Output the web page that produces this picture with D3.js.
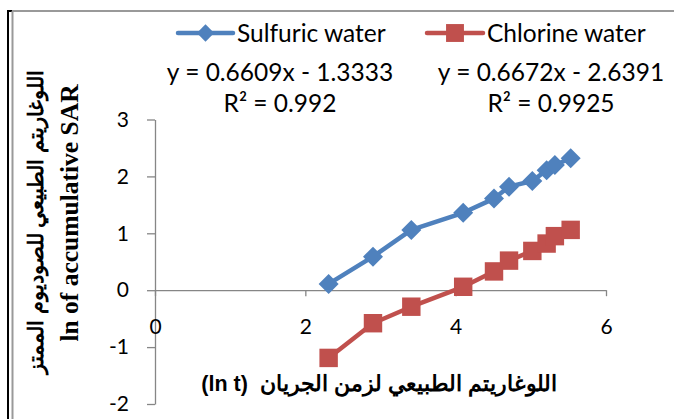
<!DOCTYPE html>
<html>
<head>
<meta charset="utf-8">
<script src="https://cdn.jsdelivr.net/npm/d3@7"></script>
<style>
  html, body { margin: 0; padding: 0; background: #fff; }
  svg { display: block; }
</style>
</head>
<body>
<div id="chart"></div>
<script>
// values (ln t against ln of accumulative SAR)
const lnT = [2.31, 2.90, 3.41, 4.10, 4.51, 4.71, 5.02, 5.21, 5.32, 5.53];
const sulfuric = [0.11, 0.59, 1.06, 1.36, 1.61, 1.82, 1.92, 2.11, 2.20, 2.32];
const chlorine = [-1.19, -0.58, -0.29, 0.06, 0.33, 0.52, 0.69, 0.82, 0.95, 1.06];
const seriesNames = ['Sulfuric water', 'Chlorine water'];
const equations = ['y = 0.6609x - 1.3333', 'y = 0.6672x - 2.6391'];
const r2Values = ['0.992', '0.9925'];
const xTicks = [0, 2, 4, 6];
const yTicks = [-2, -1, 0, 1, 2, 3];

const width = 674, height = 419;
const blue = '#4F81BD', red = '#C0504D', axisColor = '#868686';
const sansFont = 'Lato, "Open Sans", sans-serif';

const svg = d3.select('#chart').append('svg')
    .attr('width', width)
    .attr('height', height);

svg.append('rect').attr('width', width).attr('height', height).attr('fill', '#fff');

// outer frame (double line on the left, grey on top)
svg.append('line').attr('x1', 8).attr('y1', 11).attr('x2', 8).attr('y2', height)
    .attr('stroke', '#000').attr('stroke-width', 2);
svg.append('line').attr('x1', 7).attr('y1', 11).attr('x2', 13).attr('y2', 11)
    .attr('stroke', '#000').attr('stroke-width', 2);
svg.append('line').attr('x1', 12.5).attr('y1', 11).attr('x2', 12.5).attr('y2', height)
    .attr('stroke', '#999').attr('stroke-width', 2);
svg.append('line').attr('x1', 12).attr('y1', 11).attr('x2', width).attr('y2', 11)
    .attr('stroke', '#999').attr('stroke-width', 2);

const x = d3.scaleLinear().domain([0, 6]).range([155, 606]);
const y = d3.scaleLinear().domain([-2, 3]).range([404, 119.5]);

// y axis (ticks outside on the left)
const yAxis = svg.append('g')
    .attr('transform', `translate(${x(0)},0)`)
    .call(d3.axisLeft(y).tickValues(yTicks).tickFormat(d => String(d))
        .tickSize(8).tickSizeOuter(0).tickPadding(18));
// x axis sits on y = 0, labels pushed down
const xAxis = svg.append('g')
    .attr('transform', `translate(0,${y(0)})`)
    .call(d3.axisBottom(x).tickValues(xTicks).tickFormat(d => String(d))
        .tickSize(6).tickSizeOuter(0).tickPadding(23));

[yAxis, xAxis].forEach(g => {
    g.select('.domain').attr('stroke', axisColor).attr('stroke-width', 1.3);
    g.selectAll('.tick line').attr('stroke', axisColor).attr('stroke-width', 1.3);
    g.selectAll('.tick text')
        .attr('font-family', sansFont)
        .attr('font-size', 21)
        .attr('fill', '#000');
});

// series
const diamond = d3.symbol().type(d3.symbolSquare).size(200);
const square = d3.symbol().type(d3.symbolSquare).size(340);
const series = [
    { name: seriesNames[0], values: sulfuric, color: blue, marker: diamond, rot: 45 },
    { name: seriesNames[1], values: chlorine, color: red, marker: square, rot: 0 }
];

const line = d3.line().x(d => x(d[0])).y(d => y(d[1]));

series.forEach(s => {
    const pts = lnT.map((t, i) => [t, s.values[i]]);
    svg.append('path')
        .datum(pts)
        .attr('d', line)
        .attr('fill', 'none')
        .attr('stroke', s.color)
        .attr('stroke-width', 4.5)
        .attr('stroke-linejoin', 'round');
    svg.append('g').selectAll('path')
        .data(pts)
        .join('path')
        .attr('transform', d => `translate(${x(d[0])},${y(d[1])}) rotate(${s.rot})`)
        .attr('d', s.marker)
        .attr('fill', s.color);
});

// legend
const legendItems = [
    { x0: 178, x1: 233, tx: 237 },
    { x0: 427, x1: 483, tx: 487 }
];
const legendMarkers = [d3.symbol().type(d3.symbolSquare).size(150), d3.symbol().type(d3.symbolSquare).size(320)];
series.forEach((s, i) => {
    const L = legendItems[i];
    const ly = 33;
    svg.append('line').attr('x1', L.x0).attr('x2', L.x1).attr('y1', ly).attr('y2', ly)
        .attr('stroke', s.color).attr('stroke-width', 4.5).attr('stroke-linecap', 'round');
    svg.append('path')
        .attr('transform', `translate(${(L.x0 + L.x1) / 2},${ly}) rotate(${s.rot})`)
        .attr('d', legendMarkers[i])
        .attr('fill', s.color);
    svg.append('text')
        .attr('x', L.tx).attr('y', ly)
        .attr('dy', '0.36em')
        .attr('font-family', sansFont)
        .attr('font-size', 24.5)
        .attr('fill', '#000')
        .text(s.name);
});

// trendline equations
const eqCenters = [280, 551];
equations.forEach((eq, i) => {
    svg.append('text')
        .attr('x', eqCenters[i]).attr('y', 72).attr('dy', '0.36em')
        .attr('text-anchor', 'middle')
        .attr('font-family', sansFont)
        .attr('font-size', 24.5)
        .attr('fill', '#000')
        .text(eq);
    svg.append('text')
        .attr('x', eqCenters[i]).attr('y', 103).attr('dy', '0.36em')
        .attr('text-anchor', 'middle')
        .attr('font-family', sansFont)
        .attr('font-size', 24.5)
        .attr('fill', '#000')
        .text('R² = ' + r2Values[i]);
});

// axis titles
svg.append('text')
    .attr('transform', 'translate(35,222) rotate(-90)')
    .attr('text-anchor', 'middle')
    .attr('dy', '0.35em')
    .attr('font-family', '"Liberation Sans", Arial, sans-serif')
    .attr('font-weight', 'bold')
    .attr('font-size', 21.4)
    .text('اللوغاريتم الطبيعي للصوديوم الممتز');
svg.append('text')
    .attr('transform', 'translate(69,213) rotate(-90)')
    .attr('text-anchor', 'middle')
    .attr('dy', '0.35em')
    .attr('font-family', '"Liberation Serif", "Times New Roman", serif')
    .attr('font-weight', 'bold')
    .attr('font-size', 25.5)
    .text('ln of accumulative SAR');
svg.append('text')
    .attr('x', 379).attr('y', 383)
    .attr('dy', '0.35em')
    .attr('text-anchor', 'middle')
    .style('white-space', 'pre')
    .attr('font-family', '"Liberation Sans", Arial, sans-serif')
    .attr('font-weight', 'bold')
    .attr('font-size', 21.5)
    .text('(ln t)  اللوغاريتم الطبيعي لزمن الجريان');
</script>
</body>
</html>
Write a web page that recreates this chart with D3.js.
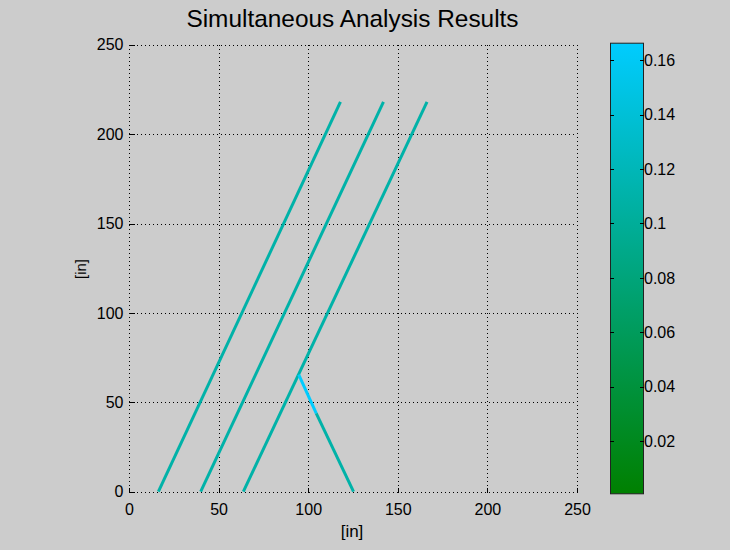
<!DOCTYPE html>
<html>
<head>
<meta charset="utf-8">
<script src="https://cdn.jsdelivr.net/npm/d3@7"></script>
<style>
  body { margin: 0; background: #cccccc; }
  svg { display: block; font-family: "Liberation Sans", Arial, sans-serif; }
</style>
</head>
<body>
<div id="chart"></div>
<script>
// three parallel members (start at y=0, end at y=topY)
const memberStartX = [16.4, 40, 63.8];
const memberEndX = [118, 142, 166.3];
const memberTopY = 218;
const memberValue = 0.11;

// diagonal brace from member 3 down to ground, split in two parts
const braceX = [94.7, 104.5, 125.3];
const braceY = [65.5, 43.8, 0];
const braceValues = [0.166, 0.11];

const xTicks = [0, 50, 100, 150, 200, 250];
const yTicks = [0, 50, 100, 150, 200, 250];
const cbTicks = [0.02, 0.04, 0.06, 0.08, 0.1, 0.12, 0.14, 0.16];
const cbRange = [0.0009, 0.1664];

const W = 730, H = 550;
const plot = {left: 129, right: 577, top: 44.7, bottom: 491.7};
const cb = {left: 610, right: 643, top: 42.7, bottom: 493.3};

const svg = d3.select("#chart").append("svg")
  .attr("width", W).attr("height", H);

svg.append("rect").attr("width", W).attr("height", H).attr("fill", "#cccccc");

const x = d3.scaleLinear().domain([0, 250]).range([plot.left, plot.right]);
const y = d3.scaleLinear().domain([0, 250]).range([plot.bottom, plot.top]);

const color = d3.scaleLinear().domain(cbRange)
  .range(["rgb(0,128,0)", "rgb(0,204,255)"]);

// grid
const grid = svg.append("g")
  .attr("stroke", "#000").attr("stroke-width", 1)
  .attr("stroke-dasharray", "1,3").attr("shape-rendering", "crispEdges");
xTicks.forEach(t => {
  grid.append("line")
    .attr("x1", Math.round(x(t)) + 0.5).attr("x2", Math.round(x(t)) + 0.5)
    .attr("y1", plot.top).attr("y2", plot.bottom);
});
yTicks.forEach(t => {
  grid.append("line")
    .attr("y1", Math.round(y(t)) + 0.5).attr("y2", Math.round(y(t)) + 0.5)
    .attr("x1", plot.left).attr("x2", plot.right);
});

// axes (ticks inward, no domain line)
const xAxis = svg.append("g")
  .attr("transform", `translate(0,${Math.round(plot.bottom) + 0.5})`)
  .call(d3.axisBottom(x).tickValues(xTicks).tickSizeInner(-5).tickSizeOuter(0).tickPadding(11));
const yAxis = svg.append("g")
  .attr("transform", `translate(${Math.round(plot.left) + 0.5},0)`)
  .call(d3.axisLeft(y).tickValues(yTicks).tickSizeInner(-5).tickSizeOuter(0).tickPadding(11));
[xAxis, yAxis].forEach(a => {
  a.select(".domain").remove();
  a.selectAll("line").attr("stroke", "#000").attr("shape-rendering", "crispEdges");
  a.selectAll("text").attr("font-size", 16).attr("fill", "#000")
    .attr("font-family", "Liberation Sans, Arial, sans-serif");
});
yAxis.selectAll("text").attr("dx", 5);

// members
const segs = [];
memberStartX.forEach((sx, i) => {
  segs.push({x1: sx, y1: 0, x2: memberEndX[i], y2: memberTopY, v: memberValue});
});
for (let i = 0; i < braceValues.length; i++) {
  segs.push({x1: braceX[i], y1: braceY[i], x2: braceX[i + 1], y2: braceY[i + 1], v: braceValues[i]});
}
svg.append("g").selectAll("line").data(segs).enter().append("line")
  .attr("x1", d => x(d.x1)).attr("y1", d => y(d.y1))
  .attr("x2", d => x(d.x2)).attr("y2", d => y(d.y2))
  .attr("stroke", d => color(d.v)).attr("stroke-width", 3);

// title and labels
svg.append("text").attr("x", 352.5).attr("y", 27).attr("text-anchor", "middle")
  .attr("font-size", 24.4).text("Simultaneous Analysis Results");
svg.append("text").attr("x", 352).attr("y", 536.5).attr("text-anchor", "middle")
  .attr("font-size", 17).text("[in]");
svg.append("text").attr("transform", "translate(86,269) rotate(-90)")
  .attr("text-anchor", "middle").attr("font-size", 15).text("[in]");

// colorbar
const cy = d3.scaleLinear().domain(cbRange).range([cb.bottom, cb.top]);
const grad = svg.append("defs").append("linearGradient").attr("id", "cbgrad")
  .attr("x1", 0).attr("y1", 1).attr("x2", 0).attr("y2", 0);
grad.append("stop").attr("offset", 0).attr("stop-color", color(cbRange[0]));
grad.append("stop").attr("offset", 1).attr("stop-color", color(cbRange[1]));
svg.append("rect").attr("x", cb.left + 0.5).attr("y", cb.top + 0.5)
  .attr("width", cb.right - cb.left).attr("height", cb.bottom - cb.top)
  .attr("fill", "url(#cbgrad)").attr("stroke", "#222").attr("stroke-width", 1);

const cbg = svg.append("g").attr("stroke", "#000").attr("shape-rendering", "crispEdges");
cbTicks.forEach(t => {
  const ty = Math.round(cy(t)) + 0.5;
  cbg.append("line").attr("x1", cb.left).attr("x2", cb.left + 4).attr("y1", ty).attr("y2", ty);
  cbg.append("line").attr("x1", cb.right + 1).attr("x2", cb.right - 3).attr("y1", ty).attr("y2", ty);
});
svg.append("g").selectAll("text").data(cbTicks).enter().append("text")
  .attr("x", cb.right + 1).attr("y", d => cy(d)).attr("dy", "0.35em")
  .attr("font-size", 16).text(d => d3.format("")(+d.toFixed(2)));
</script>
</body>
</html>
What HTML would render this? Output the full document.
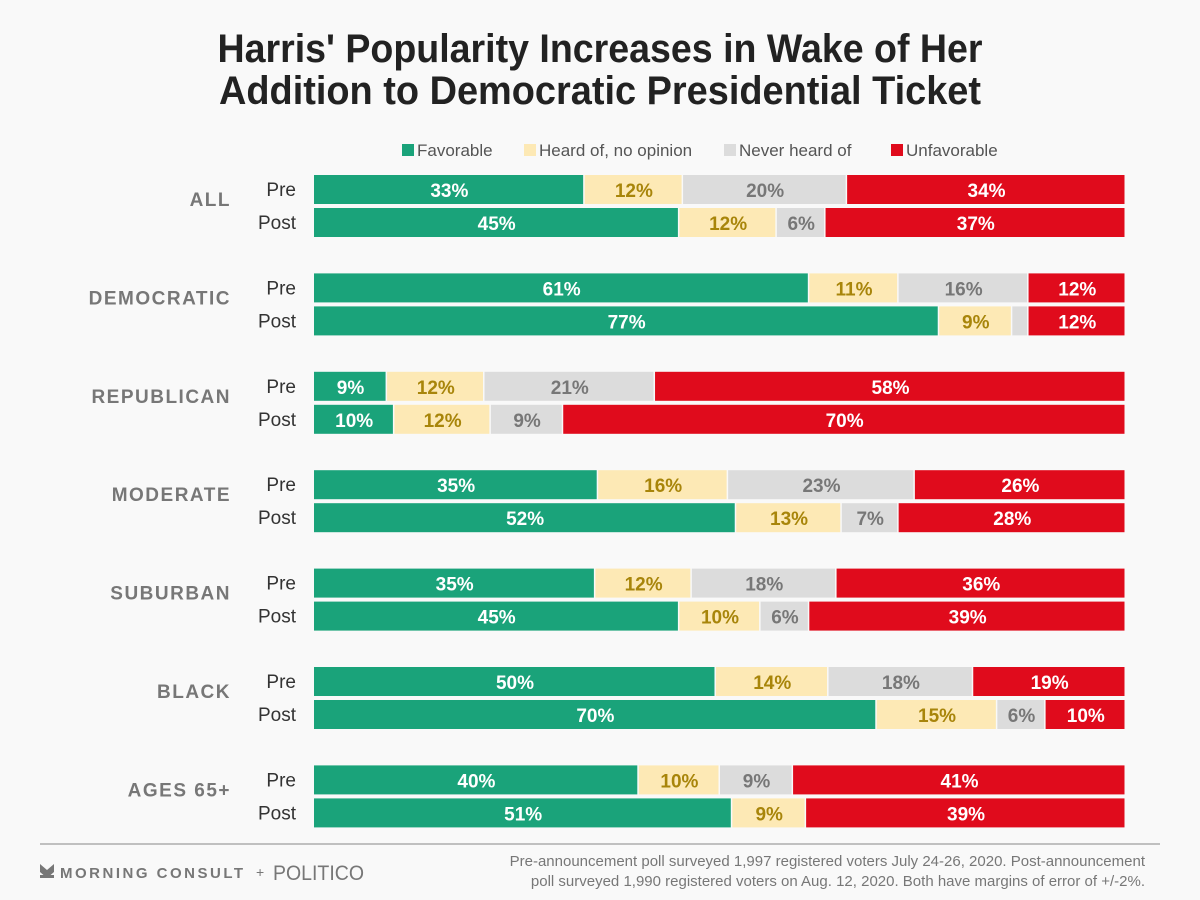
<!DOCTYPE html>
<html><head><meta charset="utf-8"><style>
html,body{margin:0;padding:0;background:#f9f9f9;}
svg{display:block;font-family:"Liberation Sans",sans-serif;}
</style></head><body>
<svg id="chart" width="1200" height="900" viewBox="0 0 1200 900">
<rect width="1200" height="900" fill="#f9f9f9"/>
<text x="600" y="62" text-anchor="middle" font-size="40" font-weight="bold" fill="#222" textLength="765" lengthAdjust="spacingAndGlyphs">Harris' Popularity Increases in Wake of Her</text>
<text x="600" y="104" text-anchor="middle" font-size="40" font-weight="bold" fill="#222" textLength="762" lengthAdjust="spacingAndGlyphs">Addition to Democratic Presidential Ticket</text>
<g id="legend"></g>
<g id="bars"></g>
<line x1="40" y1="844" x2="1160" y2="844" stroke="#888" stroke-width="1"/>
<g>
<path d="M40 864 L40 872 L47 878 L54 872 L54 864 L47 870 Z" fill="#777"/>
<rect x="40" y="875" width="14" height="3" fill="#777"/>
<text x="60" y="878" font-size="15" font-weight="bold" fill="#777" letter-spacing="2.5">MORNING CONSULT</text>
<text x="256" y="877" font-size="14" fill="#777">+</text>
<text x="273" y="880" font-size="21" fill="#777" textLength="91" lengthAdjust="spacingAndGlyphs">POLITICO</text>
</g>
<text x="1145" y="866" text-anchor="end" font-size="15" fill="#777">Pre-announcement poll surveyed 1,997 registered voters July 24-26, 2020. Post-announcement</text>
<text x="1145" y="886" text-anchor="end" font-size="15" fill="#777">poll surveyed 1,990 registered voters on Aug. 12, 2020. Both have margins of error of +/-2%.</text>
</svg>
<script>
const groups = ["ALL","DEMOCRATIC","REPUBLICAN","MODERATE","SUBURBAN","BLACK","AGES 65+"];
const seriesNames = ["Favorable","Heard of, no opinion","Never heard of","Unfavorable"];
const prePost = ["Pre","Post"];
const favorable = [[33,45],[61,77],[9,10],[35,52],[35,45],[50,70],[40,51]];
const heardOf = [[12,12],[11,9],[12,12],[16,13],[12,10],[14,15],[10,9]];
const neverHeard = [[20,6],[16,2],[21,9],[23,7],[18,6],[18,6],[9,0]];
const unfavorable = [[34,37],[12,12],[58,70],[26,28],[36,39],[19,10],[41,39]];

const NS="http://www.w3.org/2000/svg";
const fills=["#1aa37a","#fde9b5","#dcdcdc","#e00b1c"];
const txtCol=["#fff","#a8850a","#777","#fff"];
const X0=314, W=812;
function xScale(frac){return X0+frac*W;}
function yRow(g,r){return 175+g*98.4+r*33;}
function mk(tag,attrs,parent){const e=document.createElementNS(NS,tag);for(const k in attrs)e.setAttribute(k,attrs[k]);parent.appendChild(e);return e;}
const bars=document.getElementById('bars');
const series=[favorable,heardOf,neverHeard,unfavorable];
const slug=["favorable","heard-of","never-heard","unfavorable"];
groups.forEach((gname,g)=>{
  const gl=mk('text',{x:231,y:yRow(g,0)+31,'text-anchor':'end','font-size':19,'font-weight':'bold',fill:'#777','letter-spacing':'1.5'},bars);
  gl.textContent=gname;
  
  
  prePost.forEach((rn,r)=>{
    const y=yRow(g,r);
    const rl=mk('text',{x:296,y:y+21,'text-anchor':'end','font-size':19,fill:'#333'},bars);
    rl.textContent=rn;
    
    
    const vals=series.map(s=>s[g][r]);
    const tot=vals.reduce((a,b)=>a+b,0);
    let cum=0;
    vals.forEach((v,i)=>{
      if(v<=0)return;
      const x1=xScale(cum/tot), x2=xScale((cum+v)/tot);
      cum+=v;
      const rc=mk('rect',{x:x1,y:y,width:Math.max(0,x2-x1-1.5),height:29,fill:fills[i]},bars);
      
      
      if(v>=5){
        const t=mk('text',{x:(x1+x2)/2,y:y+22,'text-anchor':'middle','font-size':19,'font-weight':'bold',fill:txtCol[i]},bars);
        t.textContent=v+'%';
        
        
      }
    });
  });
});
const legend=document.getElementById('legend');
const legX=[402,524,724,891];
seriesNames.forEach((n,i)=>{
  const r=mk('rect',{x:legX[i],y:144,width:12,height:12,fill:fills[i]},legend);
  
  
  const t=mk('text',{x:legX[i]+15,y:156,'font-size':17,fill:'#555'},legend);
  t.textContent=n;
  
  
});
</script>
</body></html>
★ ★ ★ ★
Write out an exact copy of the listing, first line through the line containing "width).attr('height', height).attr('fill', '#fff');", with the pictures left out.

Output the web page that produces this picture with D3.js.
<!DOCTYPE html>
<html>
<head>
<meta charset="utf-8">
<script src="https://cdn.jsdelivr.net/npm/d3@7"></script>
<style>
  html, body { margin: 0; padding: 0; background: #fff; }
  svg { display: block; }
</style>
</head>
<body>
<div id="chart"></div>
<script>
// values (ln t against ln of accumulative SAR)
const lnT = [2.31, 2.90, 3.41, 4.10, 4.51, 4.71, 5.02, 5.21, 5.32, 5.53];
const sulfuric = [0.11, 0.59, 1.06, 1.36, 1.61, 1.82, 1.92, 2.11, 2.20, 2.32];
const chlorine = [-1.19, -0.58, -0.29, 0.06, 0.33, 0.52, 0.69, 0.82, 0.95, 1.06];
const seriesNames = ['Sulfuric water', 'Chlorine water'];
const equations = ['y = 0.6609x - 1.3333', 'y = 0.6672x - 2.6391'];
const r2Values = ['0.992', '0.9925'];
const xTicks = [0, 2, 4, 6];
const yTicks = [-2, -1, 0, 1, 2, 3];

const width = 674, height = 419;
const blue = '#4F81BD', red = '#C0504D', axisColor = '#868686';
const sansFont = 'Lato, "Open Sans", sans-serif';

const svg = d3.select('#chart').append('svg')
    .attr('width', width)
    .attr('height', height);

svg.append('rect').attr('width', width).attr('height', height).attr('fill', '#fff');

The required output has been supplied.